Unless an outstanding option is treated as an interest in the partnership prior to exercise because it gives the holder "rights that are substantially similar to the rights afforded to a partner," see Prop. Reg. §1.761-3(a), no allocation of distributive share can be made to the option holder in that capacity. Of course, if the option holder also has an existing interest in the partnership, allocations can be made on the partnership interest.

The proposed regulations provide that no allocation of distributive share can have "substantial economic effect" within the meaning of section 704(b) while a noncompensatory option is outstanding. The rationale for this provision is that if the option is exercised, some portion of prior distributive share will inure to the benefit of the option holder, and so those tax prior allocations cannot correspond to the economics of the partnership. The proposed regulations further provide that if certain tests are met, allocations of distributed share made while one or options is outstanding will be treated as if they had substantial economic effect. As a result, if these test are not satisfied, partnership tax allocations must be determined in accordance with the partners’ interests in the partnership taking account of all facts and circumstances, a standard only poorly defined in the regulations and extremely unlikely to be desired by the partners.

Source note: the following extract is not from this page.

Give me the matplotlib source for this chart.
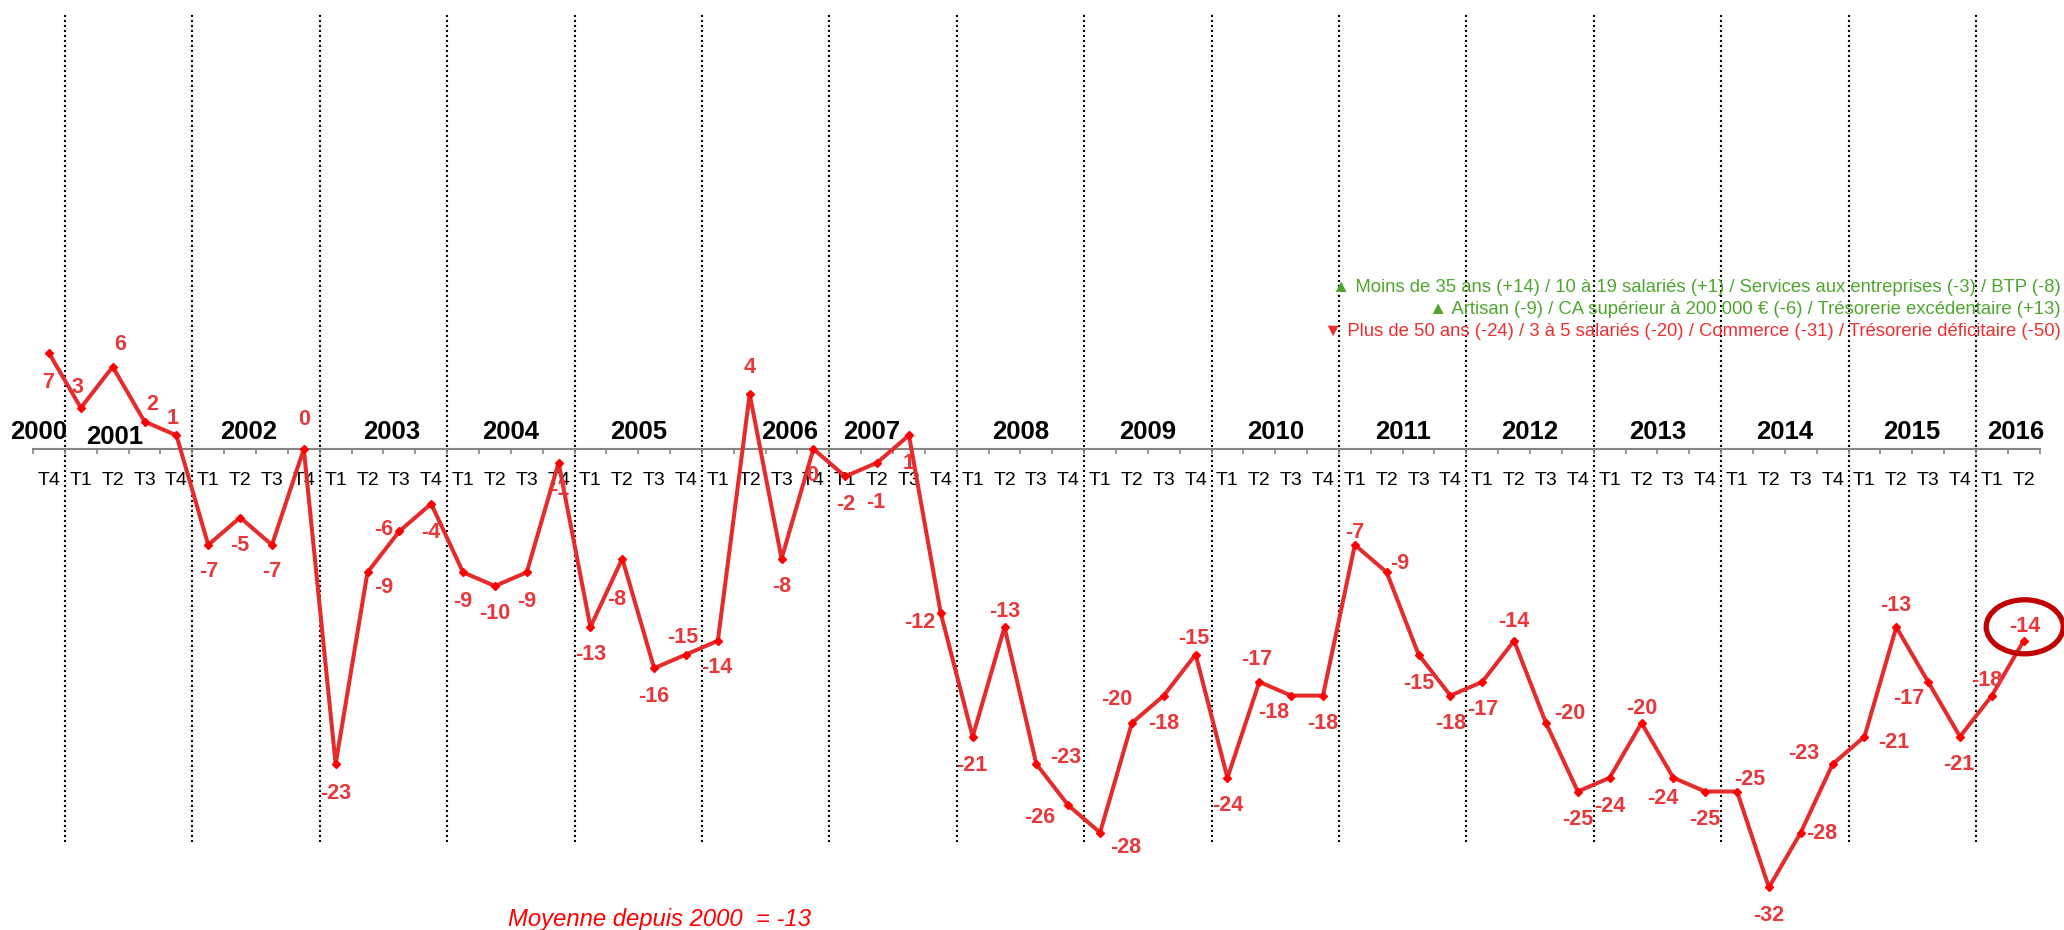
import numpy as np
import matplotlib
matplotlib.use('Agg')
import matplotlib.pyplot as plt
from matplotlib.patches import Ellipse

plt.rcParams['font.family'] = ['Liberation Sans', 'DejaVu Sans']

# quarterly balance of opinion, 2000 T4 -> 2016 T2
first_year, last_year = 2000, 2016
quarters = ['T4'] + ['T1', 'T2', 'T3', 'T4'] * 15 + ['T1', 'T2']
values = [7,
          3, 6, 2, 1,
          -7, -5, -7, 0,
          -23, -9, -6, -4,
          -9, -10, -9, -1,
          -13, -8, -16, -15,
          -14, 4, -8, 0,
          -2, -1, 1, -12,
          -21, -13, -23, -26,
          -28, -20, -18, -15,
          -24, -17, -18, -18,
          -7, -9, -15, -18,
          -17, -14, -20, -25,
          -24, -20, -24, -25,
          -25, -32, -28, -23,
          -21, -13, -17, -21,
          -18, -14]
moyenne = -13

legend_up = ['Moins de 35 ans (+14) / 10 à 19 salariés (+1) / Services aux entreprises (-3) / BTP (-8)',
             'Artisan (-9) / CA supérieur à 200 000 € (-6) / Trésorerie excédentaire (+13)']
legend_down = ['Plus de 50 ans (-24) / 3 à 5 salariés (-20) / Commerce (-31) / Trésorerie déficitaire (-50)']

# label offsets in pixels (dx, dy downwards) from each point
label_offsets = [(-1, 29),
                 (-3, -20), (7, -22), (8, -17), (-4, -17),
                 (0, 27), (0, 28), (0, 27), (0, -30),
                 (0, 29), (16, 15), (-16, -2), (0, 29),
                 (0, 29), (0, 27), (0, 29), (1, 27),
                 (0, 27), (-6, 41), (0, 28), (-3, -17),
                 (-1, 27), (0, -27), (0, 28), (-1, 26),
                 (0, 28), (-1, 40), (0, 28), (-21, 9),
                 (-1, 29), (0, -16), (29, -7), (-29, 12),
                 (26, 15), (-15, -24), (0, 28), (-2, -16),
                 (0, 28), (-3, -22), (-17, 17), (0, 28),
                 (0, -12), (13, -9), (0, 29), (0, 28),
                 (0, 28), (0, -19), (24, -10), (0, 28),
                 (0, 29), (0, -15), (-11, 21), (0, 28),
                 (13, -12), (0, 28), (21, 1), (-29, -11),
                 (29, 6), (-1, -22), (-19, 17), (-1, 28),
                 (-5, -15), (1, -14)]
year_nudge = {2000: -10, 2001: -14, 2002: -7, 2003: 8, 2006: 24, 2007: -21, 2016: 8}

W, H = 2064, 930
X0, PX_X = 49, 31.85     # pixel of first point, pixels per quarter
Y0, PX_Y = 449, 13.7     # pixel of zero line, pixels per unit

red_line = '#e52b2b'
red_label = '#e8383b'
green = '#4fa62f'

n = len(values)
x = np.arange(n)
year_of = [first_year] + [y for y in range(first_year + 1, last_year) for _ in range(4)] + [last_year] * 2

fig = plt.figure(figsize=(W / 100, H / 100), dpi=100)
ax = fig.add_axes([0, 0, 1, 1])
ax.set_xlim(-X0 / PX_X, (W - X0) / PX_X)
ax.set_ylim(-(H - Y0) / PX_Y, Y0 / PX_Y)

for s in ['top', 'left', 'right']:
    ax.spines[s].set_visible(False)
ax.spines['bottom'].set_position(('data', 0))
ax.spines['bottom'].set_bounds(-0.5, n - 0.5)
ax.spines['bottom'].set_color('#868686')
ax.spines['bottom'].set_linewidth(1.5)
ax.set_yticks([])
ax.set_xticks(np.arange(-0.5, n), labels=[])
ax.tick_params(axis='x', which='major', direction='out', length=3.8, width=1.2, color='#868686')
ax.set_xticks(x, labels=quarters, minor=True)
ax.tick_params(axis='x', which='minor', length=0, pad=16.5, labelsize=14, labelcolor='black')

# dotted year separators
for i in range(1, n):
    if year_of[i] != year_of[i - 1]:
        ax.axvline(i - 0.5, ymin=(H - 842) / H, ymax=(H - 13) / H, color='black',
                   lw=1.5, ls=(0, (1, 1.4)), zorder=1)

# year labels
for yr in range(first_year, last_year + 1):
    xc = np.mean([i for i in range(n) if year_of[i] == yr])
    dy = 12 if yr == 2001 else 17
    ax.annotate(str(yr), (xc, 0), xytext=(year_nudge.get(yr, 0), dy), textcoords='offset pixels',
                ha='center', va='center', fontsize=18.5, fontweight='bold', color='black')

ax.plot(x, values, color=red_line, lw=2.9, marker='D', ms=4.5, mfc='#ff0000', mec='#ff0000',
        zorder=3)

for i, v in enumerate(values):
    dx, dy = label_offsets[i]
    ax.annotate(str(v), (i, v), xytext=(dx, -dy), textcoords='offset pixels', ha='center',
                va='center', fontsize=15.5, fontweight='bold', color=red_label, zorder=4)

# circle around the last value
dx, dy = label_offsets[-1]
ax.add_patch(Ellipse((n - 1 + dx / PX_X, values[-1] - dy / PX_Y), 77 / PX_X, 54 / PX_Y,
                     fill=False, ec='#c00000', lw=3.8, zorder=5))

# legend lines top right
for k, line in enumerate(legend_up):
    fig.text(2061 / W, 1 - (288 + 21.5 * k) / H, '▲ ' + line, ha='right', va='center',
             fontsize=13.3, color=green)
fig.text(2061 / W, 1 - 331 / H, '▼ ' + legend_down[0], ha='right', va='center',
         fontsize=13.3, color='#ee2f2f')

fig.text(659 / W, 1 - 919 / H, 'Moyenne depuis 2000  = %d' % moyenne, ha='center', va='center',
         fontsize=17.2, style='italic', color='#ff0000')

fig.savefig('out.png', dpi=100, facecolor='white')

For allocations of distributive share to be treated as having economic effect while a noncompensatory option is outstanding, the following must be true: (a) the option must not properly be treated as an existing interest in the partnership; (b) the partnership agreement must include for the special revaluation of assets rules contained in the proposed regulations; and (c) all allocations "not pertaining to" noncompensatory options must comply with the substantial economic effect requirement imposed by section 704(b). Despite inartful drafting, presumably this last item should be understood as meaning that the allocations would be treated as satisfying the "substantial economic effect" test were the outstanding options ignored.

The proposed regulations make a significant change to the rules governing capital account maintenance when assets are revalued and capital accounts adjusted. In general, a partnership is permitted to book its assets to fair market value only in connection with the contribution of new equity to the partnership or in connection with the distribution of property (including cash) to a partner with respect to the partnership interest. See Reg. §1.704- 1(b)(2)(iv)(f). Though optional, such revaluations (called "Reverse Allocations") best preserve the economic relationship among partners when relative shares of capital shift.